WSJ - How Apps Can Help Manage Chronic Diseases (feat. HGE Health)
By Laura Landro
June 25, 2017 10:12 p.m. ET complete article on WSJ [paywall]
About half of all adults suffer from one or more chronic diseases, which account for seven of 10 deaths and 86% of U.S. health-care costs. But preventing and treating such ailments requires time that doctors don’t have in brief office visits, and a degree of daily self-management that many patients have been unable to handle. They often become overwhelmed by the demands of their daily regimens, slip back into poor health habits, fail to take their medications correctly—and end up in the emergency room.
A growing number of hospitals are adopting digital programs that can be delivered on a broad scale at low cost with the use of smartphones, wireless devices and sensors.
While there has been something of a national obsession with health apps like fitness trackers, most are aimed at exercise and lifestyle buffs and aren’t designed to link patients to health-care providers. There is generally no evidence to back their use in improving health outcomes for those who have chronic disease unless the patients’ own doctors are involved.
New studies, however, show that the emerging field of digital medicine—a combination of remote monitoring, behavior modification and personalized intervention overseen by the patients’ own doctors—can improve outcomes in some of the most costly and tough-to-manage categories such as diabetes, heart disease and lung disease. As a result, a growing number of hospitals and health systems are adopting digital programs that have been studied in clinical trials and can be delivered on a broad scale at low cost with the use of smartphones, wireless devices and sensors.
... complete article on WSJ [paywall] ...
Pulmonary disease: Holding back the symptoms
Chronic obstructive pulmonary disease, or COPD, affects an estimated 30 million Americans and encompasses emphysema and chronic bronchitis. Commonly associated with smoking, it causes increasing difficulty with breathing, and exacerbations can lead to repeated trips to the ER and hospitalizations if not treated in a timely manner with medication. Patients may fail to recognize that symptoms are getting into the danger zone, leading to delays in treatment.

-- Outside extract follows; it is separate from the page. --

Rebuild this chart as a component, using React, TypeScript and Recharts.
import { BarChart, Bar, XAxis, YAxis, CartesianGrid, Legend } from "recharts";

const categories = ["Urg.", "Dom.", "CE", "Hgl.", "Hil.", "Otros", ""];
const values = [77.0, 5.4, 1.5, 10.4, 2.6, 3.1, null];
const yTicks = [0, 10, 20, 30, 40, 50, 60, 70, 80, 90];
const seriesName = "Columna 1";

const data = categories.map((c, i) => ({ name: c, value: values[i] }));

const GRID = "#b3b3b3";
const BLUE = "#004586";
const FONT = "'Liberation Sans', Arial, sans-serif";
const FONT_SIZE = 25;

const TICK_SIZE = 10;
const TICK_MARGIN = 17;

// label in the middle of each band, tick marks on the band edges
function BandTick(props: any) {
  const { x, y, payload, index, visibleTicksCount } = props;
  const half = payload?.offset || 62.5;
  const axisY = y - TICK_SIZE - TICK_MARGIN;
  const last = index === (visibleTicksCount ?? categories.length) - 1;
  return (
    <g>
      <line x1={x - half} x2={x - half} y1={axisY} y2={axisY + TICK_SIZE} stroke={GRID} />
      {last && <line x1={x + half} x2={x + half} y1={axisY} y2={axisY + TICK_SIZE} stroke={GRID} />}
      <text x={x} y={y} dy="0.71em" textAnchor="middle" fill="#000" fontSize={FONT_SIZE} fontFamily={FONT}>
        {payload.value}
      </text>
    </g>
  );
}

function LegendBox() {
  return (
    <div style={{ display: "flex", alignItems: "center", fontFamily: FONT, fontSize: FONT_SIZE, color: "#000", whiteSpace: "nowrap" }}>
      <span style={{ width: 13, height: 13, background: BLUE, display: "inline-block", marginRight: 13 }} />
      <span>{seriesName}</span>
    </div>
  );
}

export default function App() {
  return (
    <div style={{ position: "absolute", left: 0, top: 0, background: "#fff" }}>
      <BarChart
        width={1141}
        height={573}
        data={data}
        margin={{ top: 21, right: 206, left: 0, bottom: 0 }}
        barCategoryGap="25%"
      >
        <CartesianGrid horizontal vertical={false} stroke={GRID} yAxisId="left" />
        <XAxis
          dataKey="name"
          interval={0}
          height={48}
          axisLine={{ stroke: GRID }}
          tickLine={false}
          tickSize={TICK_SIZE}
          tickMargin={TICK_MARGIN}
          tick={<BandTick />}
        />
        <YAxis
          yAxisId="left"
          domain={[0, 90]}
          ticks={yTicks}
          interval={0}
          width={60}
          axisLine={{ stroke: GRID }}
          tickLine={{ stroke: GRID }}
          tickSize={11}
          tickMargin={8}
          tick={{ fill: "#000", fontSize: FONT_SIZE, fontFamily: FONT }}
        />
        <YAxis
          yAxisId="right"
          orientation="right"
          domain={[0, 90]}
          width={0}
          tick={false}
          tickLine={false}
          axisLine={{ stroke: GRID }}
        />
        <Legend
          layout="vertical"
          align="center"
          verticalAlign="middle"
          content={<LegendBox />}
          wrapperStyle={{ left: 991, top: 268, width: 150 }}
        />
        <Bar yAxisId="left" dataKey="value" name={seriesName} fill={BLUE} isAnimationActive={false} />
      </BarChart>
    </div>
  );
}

Temple University’s HGE Health in Philadelphia has developed a health application called COPD Co-Pilot. Once daily, patients use a smartphone to report symptoms including breathlessness, cough, wheeze and sore throat on eight easy-to-read screens, and use hand-held meters to measure the air flowing in and out of their lungs. Those who don’t report in by noon get a reminder from the system.
A computer algorithm helps measure how serious the symptoms are compared with the patient’s baseline data; nurses review the scores and refer patients who appear to need immediate treatment to doctors who can prescribe same-day therapy. There are different treatment plans for less urgent scenarios, which nurses can recommend after review with a doctor, and communicate via text or email back to patients who can respond that they will comply or that they may need something else.